Relaxing on cemeteries sounds weird to you? Not when you choose one of those I tend to spend some of my free time: Eichbühl in Zurich-Altstetten and Sihlfeld in Zurich-Witikon (Kreis 3). As their grounds are extremely vaste and only partly covered by graves, you may get some peace in lush surroundings without being constantly reminded that you are sitting amongst the dead.
Built in 1966 Eichbühl cemetery is one of the youngest in the city, covers a ground of more than 140,000 square metres and is considered an important work of modern Swiss landscape architecture. The grave fields are laid out like terraces in clear lines and the concrete of the buildings symbolically corresponds with the elements water, air and earth. It impresses me every time with its extraordinary width and compactness and offers plenty of space for silence. In most of its parts you are far away from the tombs and don’t feel like being on a cemetery.
A wide array of stone benches invite you to read a book or daydream among meadows and trees giving you full peace of mind.

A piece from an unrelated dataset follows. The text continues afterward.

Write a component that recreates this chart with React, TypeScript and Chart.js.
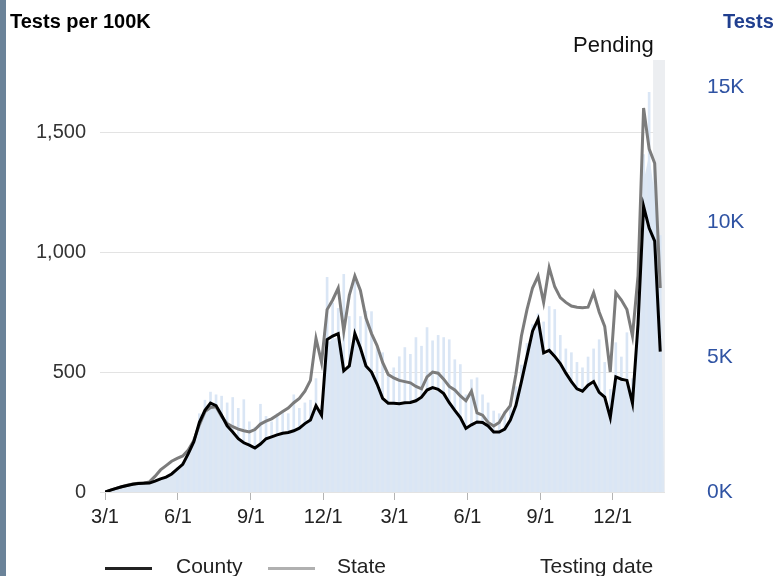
import React, { useEffect, useRef } from 'react';
import { Chart, registerables } from 'chart.js';

Chart.register(...registerables);

// Weekly samples, day offsets from 3/1/2020
const days: number[] = Array.from({ length: 101 }, (_, i) => i * 7);
const areaEndDay = 705;
const pendingStartDay = 691;

const tickDays = [0, 92, 184, 275, 365, 457, 549, 640];
const tickLabels = ['3/1', '6/1', '9/1', '12/1', '3/1', '6/1', '9/1', '12/1'];
const leftTicks = [0, 500, 1000, 1500];
const rightTicks = [0, 5000, 10000, 15000];
const rightTickLabels = ['0K', '5K', '10K', '15K'];

// Tests per 100K (7-day), county
const county = [
  0, 8, 15, 22, 27, 32, 35, 36, 37, 45,
  55, 62, 75, 95, 115, 160, 210, 290, 340, 370,
  360, 320, 275, 250, 222, 205, 195, 183, 200, 222,
  230, 238, 245, 248, 255, 266, 285, 300, 360, 320,
  635, 650, 660, 505, 525, 660, 600, 525, 500, 450,
  390, 370, 370, 368, 372, 373, 380, 395, 425, 435,
  428, 410, 372, 340, 310, 265, 280, 292, 290, 275,
  250, 250, 262, 300, 360, 460, 565, 670, 720, 580,
  590, 565, 535, 495, 460, 430, 420, 445, 460, 415,
  395, 310, 480, 470, 465, 370, 700, 1190, 1100, 1045,
  585,
];

// Tests per 100K (7-day), state
const state = [
  0, 8, 15, 22, 28, 33, 36, 38, 42, 65,
  92, 110, 128, 140, 150, 175, 215, 280, 335, 352,
  355, 315, 285, 272, 262, 255, 250, 260, 283, 295,
  305, 320, 335, 350, 372, 390, 420, 465, 640, 540,
  760, 800, 850, 670, 820, 900, 840, 725, 660, 610,
  540, 490, 475, 465, 460, 455, 440, 430, 480, 500,
  495, 470, 440, 425, 400, 380, 420, 330, 320, 290,
  275, 290, 330, 360, 490, 650, 760, 850, 900, 790,
  935, 855, 810, 790, 775, 770, 768, 770, 830, 750,
  690, 500, 830, 800, 760, 650, 900, 1600, 1430, 1370,
  850,
];

// County tests (area), last value at areaEndDay
const testsBase = [
  0, 70, 130, 190, 235, 280, 305, 315, 320, 390,
  480, 540, 650, 830, 1000, 1390, 1830, 2520, 2960, 3220,
  3130, 2780, 2390, 2180, 1930, 1780, 1700, 1590, 1740, 1930,
  2000, 2070, 2130, 2160, 2220, 2310, 2480, 2610, 3130, 2780,
  5520, 5660, 5740, 4390, 4570, 5740, 5220, 4570, 4350, 3920,
  3390, 3220, 3220, 3200, 3240, 3250, 3310, 3440, 3700, 3780,
  3720, 3570, 3240, 2960, 2700, 2310, 2440, 2540, 2520, 2390,
  2180, 2180, 2280, 2610, 3130, 4000, 4920, 5830, 6260, 5050,
  5130, 4920, 4650, 4310, 4000, 3740, 3650, 3870, 4000, 3610,
  3440, 2700, 4180, 4090, 4050, 3220, 6090, 11500, 12500, 11000,
  9000, 0,
];

// Daily test spikes
const testsDaily: (number | null)[] = [
  null, null, null, null, null, null, null, null, null, null,
  null, null, null, 900, 1100, 1500, 2000, 2900, 3400, 3700,
  3600, 3550, 3300, 3500, 3100, 3420, 2600, 2400, 3250, 2800,
  2600, 2900, 3000, 2900, 3600, 3100, 3300, 3400, 4200, 3200,
  7950, 7000, 6800, 8060, 6500, 7760, 6500, 6700, 6680, 5400,
  5160, 4300, 4600, 5010, 5350, 5100, 5720, 5400, 6090, 5600,
  5800, 5720, 5640, 4900, 4720, 3600, 4160, 4230, 3600, 3300,
  3000, 2900, 3000, 3300, 3900, 4700, 5500, 6200, 6600, 6300,
  6870, 6760, 5800, 5300, 5160, 4800, 4600, 5000, 5300, 5640,
  4800, 3800, 5530, 5000, 5900, 4200, 7500, 12500, 14800, 12000,
  9500,
];

const FONT = "'Liberation Sans', Arial, sans-serif";

const pendingPlugin = {
  id: 'pendingBand',
  beforeDatasetsDraw(chart: any) {
    const { ctx, chartArea, scales } = chart;
    const x0 = scales.x.getPixelForValue(pendingStartDay);
    ctx.save();
    ctx.fillStyle = '#eceef1';
    ctx.fillRect(x0, chartArea.top, chartArea.right - x0, chartArea.bottom - chartArea.top);
    ctx.restore();
  },
};

const label = (text: string, left: number, baseline: number, size: number, extra: any = {}) => (
  <div
    style={{
      position: 'absolute',
      left,
      top: baseline - size * 0.8465,
      fontFamily: FONT,
      fontSize: size,
      lineHeight: `${size}px`,
      whiteSpace: 'nowrap',
      color: '#111',
      ...extra,
    }}
  >
    {text}
  </div>
);

export default function App() {
  const ref = useRef<HTMLCanvasElement | null>(null);

  useEffect(() => {
    if (!ref.current) return;
    Chart.defaults.font.family = FONT;
    const chart = new Chart(ref.current, {
      type: 'line',
      data: {
        datasets: [
          {
            label: 'County',
            data: county.map((v, i) => ({ x: days[i], y: v })),
            borderColor: '#000000',
            borderWidth: 3,
            pointRadius: 0,
            tension: 0,
            yAxisID: 'y',
          },
          {
            label: 'State',
            data: state.map((v, i) => ({ x: days[i], y: v })),
            borderColor: '#7c7c7c',
            borderWidth: 3,
            pointRadius: 0,
            tension: 0,
            yAxisID: 'y',
          },
          {
            type: 'bar',
            label: 'Daily tests',
            data: testsDaily.map((v, i) => ({ x: days[i], y: v })),
            backgroundColor: '#dae6f5',
            borderWidth: 0,
            barThickness: 2,
            yAxisID: 'y1',
          } as any,
          {
            label: 'Tests',
            data: testsBase.map((v, i) => ({ x: i < days.length ? days[i] : areaEndDay, y: v })),
            borderWidth: 0,
            borderColor: 'rgba(0,0,0,0)',
            backgroundColor: '#dde7f3',
            fill: 'origin',
            pointRadius: 0,
            tension: 0,
            yAxisID: 'y1',
          },
        ],
      },
      options: {
        animation: false,
        responsive: false,
        maintainAspectRatio: false,
        layout: { padding: { top: 60, left: 0, right: 0, bottom: 0 } },
        plugins: { legend: { display: false }, tooltip: { enabled: false } },
        scales: {
          x: {
            type: 'linear',
            min: 0,
            max: 706,
            offset: false,
            afterBuildTicks: (s: any) => {
              s.ticks = tickDays.map((v) => ({ value: v }));
            },
            afterFit: (s: any) => {
              s.height = 84;
            },
            ticks: {
              autoSkip: false,
              maxRotation: 0,
              padding: 5,
              color: '#222',
              font: { size: 20, family: FONT },
              callback: (v: any) => tickLabels[tickDays.indexOf(Number(v))],
            },
            grid: { drawOnChartArea: false, offset: false, tickLength: 8, color: '#b4b4b4' },
            border: { display: false },
          },
          y: {
            position: 'left',
            min: 0,
            max: 1800,
            afterBuildTicks: (s: any) => {
              s.ticks = leftTicks.map((v) => ({ value: v }));
            },
            afterFit: (s: any) => {
              s.width = 105;
            },
            ticks: {
              padding: 14,
              color: '#333',
              font: { size: 20, family: FONT },
              callback: (v: any) => Number(v).toLocaleString('en-US'),
            },
            grid: { color: '#e3e3e3', tickLength: 5 },
            border: { display: false },
          },
          y1: {
            position: 'right',
            min: 0,
            max: 16000,
            afterBuildTicks: (s: any) => {
              s.ticks = rightTicks.map((v) => ({ value: v }));
            },
            afterFit: (s: any) => {
              s.width = 113;
            },
            ticks: {
              padding: 42,
              color: '#2f53a3',
              font: { size: 21, family: FONT },
              callback: (v: any) => rightTickLabels[rightTicks.indexOf(Number(v))],
            },
            grid: { display: false, drawTicks: false },
            border: { display: false },
          },
        },
      },
      plugins: [pendingPlugin],
    });
    return () => chart.destroy();
  }, []);

  return (
    <div
      style={{
        position: 'fixed',
        left: 0,
        top: 0,
        width: 778,
        height: 576,
        overflow: 'hidden',
        background: '#fff',
      }}
    >
      <canvas ref={ref} width={778} height={576} style={{ position: 'absolute', left: 0, top: 0, display: 'block' }} />
      <div style={{ position: 'absolute', left: 0, top: 0, width: 6, height: 576, background: '#6b8399' }} />
      {label('Tests per 100K', 10, 28, 20, { fontWeight: 'bold', color: '#000' })}
      {label('Tests', 723, 28, 20, { fontWeight: 'bold', color: '#203f8f' })}
      {label('Pending', 573, 53, 22)}
      <div style={{ position: 'absolute', left: 105, top: 567, width: 47, height: 3, background: '#222' }} />
      {label('County', 176, 573, 21, { color: '#222' })}
      <div style={{ position: 'absolute', left: 268, top: 567, width: 47, height: 3, background: '#b0b0b0' }} />
      {label('State', 337, 573, 21, { color: '#222' })}
      {label('Testing date', 540, 573, 21, { color: '#222' })}
    </div>
  );
}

Cemetery Eichbühl can be reached by tram 2 to Lindenplatz followed by a short walk.
An even bigger ground is covered by Sihlfeld cemetery with its 288,000 square metres, which is not only the biggest cemetery, but at the same time the biggest park in Zurich. It’s first part inaugurated in 1877, further sectors were added over the years until the late 60’s. Strolling on the sycamore avenues or taking a break next to sculptures and fountains on a sunny day is mostly rewarding for any park lover seeking for a relaxing moment. Here you are in good company with famous writers like Gottfried Keller, Hugo Loetscher or Johanna Spyri, Red Cross founder Henri Dunant or former Swiss national football team coach Köbi Kuhn, who found their last resting place here. I sometimes make a stop at the tomb of Hulda Zumsteg, former owner of the most iconic Zurich restaurant “Kronenhalle”. She was the one given incredible art pieces by Marc Chagall or Joan Miro which still can be admired today in my favourite bar next to the restaurant.
The park opening hours always depend on the season and the exact time of nightfall. In winter the park is therefore closed earlier than in spring, summer and autumn. You may reach Sihlfeld cemetery by tram 3 (Station Krematorium Sihlfeld).